Following Dr. Dernburg's statement, there was issued from the State Department at Washington an announcement which showed that Dr. Dernburg's statement should be considerably modified. This announcement was as follows:

The German Ambassador on September 3 last, in a note to the Department of State, stated that he was instructed by his Government to deny most emphatically the rumors to the effect that Germany intends, in case she comes out victorious in the present war, to seek cxpansion in South America.

The sweeping statement of Dr. Dernburg is thus reduced to an official expression concerning Germany's intention with regard to South America. Thus it is seen that there was no pledge offered, but merely an expression of intention. And Americans must remember that intentions change. In the second place, it related, not to the whole of the Western Hemisphere, but merely to South America. What Germany's intentions are with regard to North America, including Canada and the West Indies, was left to American imagination.

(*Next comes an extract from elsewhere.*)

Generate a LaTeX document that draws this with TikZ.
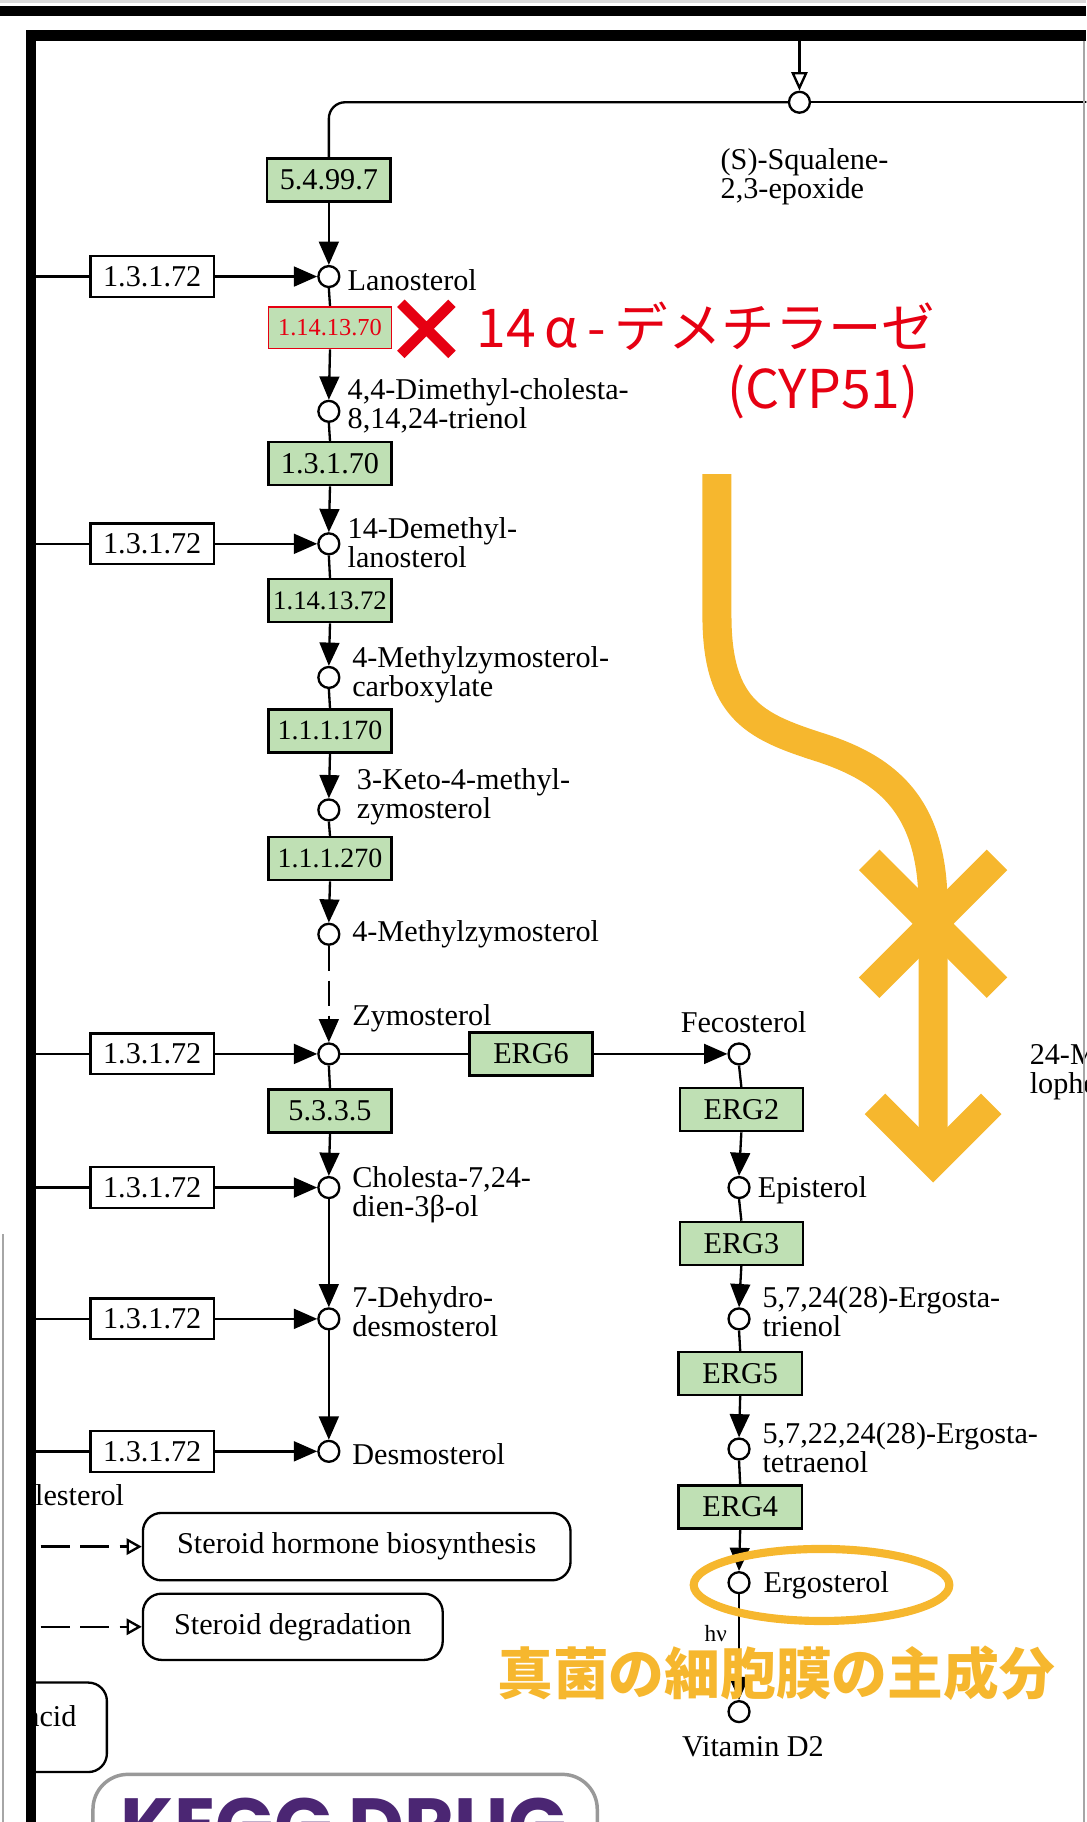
\documentclass[tikz,border=0pt]{standalone}
\usepackage{fontspec}
\setmainfont{Liberation Serif}
\newfontfamily\cjk{Noto Sans CJK JP}
\newfontfamily\logofont{Poppins}
\usetikzlibrary{arrows.meta,calc}
\definecolor{enzgreen}{RGB}{191,224,180}
\definecolor{kred}{RGB}{230,0,18}
\definecolor{korange}{RGB}{246,183,46}
\definecolor{kpurple}{RGB}{75,38,115}
\newcommand\keggsize{\fontsize{26}{25}\selectfont}
\begin{document}
\begin{tikzpicture}[x=1pt,y=-1pt,
  kline/.style={line width=2pt},
  rxn/.style={line width=2pt,-{Triangle[width=17pt,length=20pt]}},
  comp/.style={circle,draw,fill=white,line width=2pt,minimum size=18pt,inner sep=0pt},
  enz/.style={draw,line width=2pt,fill=enzgreen,minimum width=106pt,minimum height=37pt,inner sep=0pt,font=\keggsize},
  ortho/.style={draw,line width=2pt,fill=white,minimum width=106pt,minimum height=35pt,inner sep=0pt,font=\keggsize},
  lbl/.style={anchor=west,align=left,inner sep=0pt,font=\keggsize},
  mapbox/.style={draw,line width=2pt,rounded corners=16pt,fill=white,inner sep=0pt,font=\keggsize},
  linkarrow/.style={line width=2pt,dash pattern=on 25pt off 9pt,-{Triangle[open,width=14pt,length=13pt]}},
  hl/.style={draw=korange,line width=25pt}
]
\useasboundingbox (0,0) rectangle (935,1568);
\begin{scope}
\clip (0,0) rectangle (935,1568);

% ---------- squalene epoxide entry ----------
\node[comp] (sq) at (688,88) {};
\coordinate (sqin) at (688,35);
\coordinate (sqout) at (950,88);
\draw[line width=2pt,-{Triangle[open,width=14pt,length=16pt]}] (sqin) -- (sq.north);
\draw[kline] (sq.east) -- (sqout);
\node[lbl] (sqlbl) at (620,152) {(S)-Squalene-\\2,3-epoxide};

% ---------- main sterol column ----------
\node[enz] (e1) at (283,155) {5.4.99.7};
\draw[kline,rounded corners=14pt] (sq.west) -- (283,88) -- (e1.north);

\node[comp] (lan) at (283,238) {};
\node[lbl] (lanl) at (299,241) {Lanosterol};
\draw[rxn] (e1.south) -- (lan.north);

\node[draw=kred,line width=1.5pt,fill=enzgreen,minimum width=106pt,minimum height=36pt,inner sep=0pt,
      text=kred,font=\fontsize{21}{21}\selectfont] (e2) at (284,282) {1.14.13.70};
\draw[kline] (lan.south) -- (e2.north);

\node[comp] (dmc) at (283,354) {};
\node[lbl] (dmcl) at (299,349) {4,4-Dimethyl-cholesta-\\8,14,24-trienol};
\draw[rxn] (e2.south) -- (dmc.north);

\node[enz] (e3) at (284,399) {1.3.1.70};
\draw[kline] (dmc.south) -- (e3.north);

\node[comp] (dml) at (283,468) {};
\node[lbl] (dmll) at (299,467) {14-Demethyl-\\lanosterol};
\draw[rxn] (e3.south) -- (dml.north);

\node[enz,font=\fontsize{23}{23}\selectfont] (e4) at (284,517) {1.14.13.72};
\draw[kline] (dml.south) -- (e4.north);

\node[comp] (mzc) at (283,583) {};
\node[lbl] (mzcl) at (303,581) {4-Methylzymosterol-\\carboxylate};
\draw[rxn] (e4.south) -- (mzc.north);

\node[enz,font=\fontsize{24}{24}\selectfont] (e5) at (284,629) {1.1.1.170};
\draw[kline] (mzc.south) -- (e5.north);

\node[comp] (kmz) at (283,697) {};
\node[lbl] (kmzl) at (307,686) {3-Keto-4-methyl-\\zymosterol};
\draw[rxn] (e5.south) -- (kmz.north);

\node[enz,font=\fontsize{24}{24}\selectfont] (e6) at (284,739) {1.1.1.270};
\draw[kline] (kmz.south) -- (e6.north);

\node[comp] (mz) at (283,804) {};
\node[lbl] (mzl) at (303,804) {4-Methylzymosterol};
\draw[rxn] (e6.south) -- (mz.north);

\node[comp] (zym) at (283,907) {};
\node[lbl] (zyml) at (303,876) {Zymosterol};
\draw[rxn,dash pattern=on 22pt off 8pt] (mz.south) -- (zym.north);

\node[enz] (e7) at (284,956) {5.3.3.5};
\draw[kline] (zym.south) -- (e7.north);

\node[comp] (chd) at (283,1022) {};
\node[lbl] (chdl) at (303,1028) {Cholesta-7,24-\\dien-3β-ol};
\draw[rxn] (e7.south) -- (chd.north);

\node[comp] (dhd) at (283,1135) {};
\node[lbl] (dhdl) at (303,1129) {7-Dehydro-\\desmosterol};
\draw[rxn] (chd.south) -- (dhd.north);

\node[comp] (des) at (283,1249) {};
\node[lbl] (desl) at (303,1251) {Desmosterol};
\draw[rxn] (dhd.south) -- (des.north);

% ---------- side reductase boxes ----------
\foreach \nm/\yy/\tgt in {o1/238/lan, o2/468/dml, o3/907/zym, o4/1022/chd, o5/1135/dhd, o6/1249/des}{
  \node[ortho] (\nm) at (131,\yy) {1.3.1.72};
  \coordinate (\nm in) at (20,\yy);
  \draw[kline] (\nm in) -- (\nm.west);
  \draw[rxn] (\nm.east) -- (\tgt.west);
}

% ---------- ergosterol branch ----------
\node[enz] (erg6) at (457,907) {ERG6};
\node[comp] (fec) at (636,907) {};
\node[anchor=south,inner sep=0pt,font=\keggsize] (fecl) at (640,889) {Fecosterol};
\draw[kline] (zym.east) -- (erg6.west);
\draw[rxn] (erg6.east) -- (fec.west);

\node[enz] (erg2) at (638,955) {ERG2};
\draw[kline] (fec.south) -- (erg2.north);
\node[comp] (epi) at (636,1022) {};
\node[lbl] (epil) at (652,1024) {Episterol};
\draw[rxn] (erg2.south) -- (epi.north);

\node[enz] (erg3) at (638,1070) {ERG3};
\draw[kline] (epi.south) -- (erg3.north);
\node[comp] (etr) at (636,1135) {};
\node[lbl] (etrl) at (656,1129) {5,7,24(28)-Ergosta-\\trienol};
\draw[rxn] (erg3.south) -- (etr.north);

\node[enz] (erg5) at (637,1182) {ERG5};
\draw[kline] (etr.south) -- (erg5.north);
\node[comp] (ete) at (636,1247) {};
\node[lbl] (etel) at (656,1246) {5,7,22,24(28)-Ergosta-\\tetraenol};
\draw[rxn] (erg5.south) -- (ete.north);

\node[enz] (erg4) at (637,1297) {ERG4};
\draw[kline] (ete.south) -- (erg4.north);
\node[comp] (ergo) at (636,1362) {};
\node[lbl] (ergol) at (657,1364) {Ergosterol};
\draw[rxn] (erg4.south) -- (ergo.north);

\node[comp] (vd2) at (636,1473) {};
\node[anchor=north,inner sep=0pt,font=\keggsize] (vd2l) at (648,1494) {Vitamin D2};
\draw[rxn] (ergo.south) -- (vd2.north);
\node[inner sep=0pt,font=\fontsize{20}{20}\selectfont] (hv) at (616,1406) {hν};

\node[lbl] (mlop) at (886,922) {24-Methylene-\\lophenol};

% ---------- pathway map links ----------
\node[anchor=east,inner sep=0pt,font=\keggsize] (chol) at (107,1287) {Cholesterol};
\node[mapbox,minimum width=368pt,minimum height=58pt] (shb) at (307,1331) {Steroid hormone biosynthesis};
\node[mapbox,minimum width=258pt,minimum height=57pt] (sdg) at (252,1400) {Steroid degradation};
\coordinate (shbin) at (35,1331);
\coordinate (sdgin) at (35,1400);
\draw[linkarrow] (shbin) -- (shb.west);
\draw[linkarrow] (sdgin) -- (sdg.west);
\draw[line width=2pt,rounded corners=16pt] (-40,1448) rectangle (92,1525);
\node[anchor=east,inner sep=0pt,font=\keggsize] (acid) at (66,1477) {acid};

% KEGG DRUG logo box
\draw[line width=3pt,draw=gray!80,fill=white,rounded corners=30pt] (80,1527) rectangle (514,1640);
\node[anchor=base,inner sep=0pt,text=kpurple,font=\logofont\bfseries\fontsize{66}{66}\selectfont] (logo) at (296,1594) {KEGG DRUG};

% ---------- map frame ----------
\fill[white] (-10,36) rectangle (22,1580);
\fill[black!15] (0,0) rectangle (935,3);
\fill[black] (0,5) rectangle (935,14);
\fill[black] (22,26) rectangle (935,35);
\fill[black] (22,26) rectangle (31,1580);
\draw[gray!70,line width=1.5pt] (933,35) -- (933,1580);
\draw[gray!70,line width=1.5pt] (2.5,1062) -- (2.5,1580);

% ---------- annotations ----------
\draw[kred,line width=9pt] (345,261) -- (389,305) (389,261) -- (345,305);
\node[anchor=west,inner sep=0pt,text=kred,font=\cjk\fontsize{46}{46}\selectfont] (cyp) at (410,281) {14\,α\,-\,デメチラーゼ};
\node[inner sep=0pt,text=kred,font=\cjk\fontsize{46}{46}\selectfont] (cyp2) at (708,337) {(CYP51)};

\draw[hl] (617,408) -- (617,530) .. controls (617,610) and (650,625) .. (702,642)
          .. controls (760,660) and (803,690) .. (803,780) -- (803,1000);
\draw[hl] (748,740) -- (858,850) (858,740) -- (748,850);
\draw[hl,miter limit=4] (753,950) -- (803,1000) -- (853,950);

\draw[korange,line width=7pt] (707,1364) ellipse [x radius=110, y radius=31];
\node[inner sep=0pt,text=korange,font=\cjk\bfseries\fontsize{48}{48}\selectfont] (memb) at (668,1440) {真菌の細胞膜の主成分};
\end{scope}
\end{tikzpicture}
\end{document}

But not for long. One day later there was published a further, statement by Dr. Dernburg, and a statement by the German Ambassador, Count von Bernstorff. The German Ambassador's statement was to the effect, as reported, that a German invasion of Canada for a temporary foothold on the American continent would not be a violation of the Monroe Doctrine, and would not, therefore, run counter to American principles. Dr. Dernburg said that inasmuch as Canadian troops had been sent to aid England in the present war against Germany, "Canada had placed herself beyond the pale of American protection;" but he also said that it was his understanding that "Germany will not only avoid taking or attempting to take any territory in South America in violation of the

Monroe Doctrine, but will extend its principles to all of Canada."

In view of the way in which Germany regards its treaty obligations when they appear to be inconsistent with its own interests, such statements as these by Dr. Dernburg and Count von Bernstorff are naturally not regarded as restraining Germany from taking any action which she has the power to take. The significance of these utterances is to be found in the fact that Germans of high station regard as a possibility worthy of serious discussion the acquirement by Germany of power to take territory in the Western Hemi-. sphere if she wishes it.

In the light of such utterances we can understand, better perhaps than we could have understood before, expressions of concern on the part of Englishmen for what a German victory might mean to democracy in the Western Hemisphere, and particularly in the United States. This English concern reveals itself in letters from prominent Englishmen to friends in this country and in the English press. In these English expressions there is an uneasy feeling that a German victory is conceivable, and that, if the odds go against the Allies, the contingent dangers to American interests might entitle England and France, in such a supreme crisis, to have America's material help as well as moral sympathy.

One does not, for example, have to read between the lines to find in such a paragraph as the following from the London "Spectator" of recent date (September 26) evidence of deep anxiety over the prospect:

We are not ashamed to confess that the military unpreparedness of America haunts us like a nightmare. No doubt it is well-nigh inconceivable that Germany can now be victorious. Still, if by a miracle she were to win, she would unquestionably turn her attention to the great unravaged and undeveloped riches of South America. She would, indeed, hardly have any choice but to renew her strength there. And then how about the Monroe Doctrine! Strange as it will sound to most American ears, and furious as it will render many thoughtless transatlantic jingoes, it is none the less true that at this moment what stands between the Monroe Doctrine and its complete destruction are our ships in the North Sea and the battle-weary, mud-stained men in the British and French trenches on the Aisne.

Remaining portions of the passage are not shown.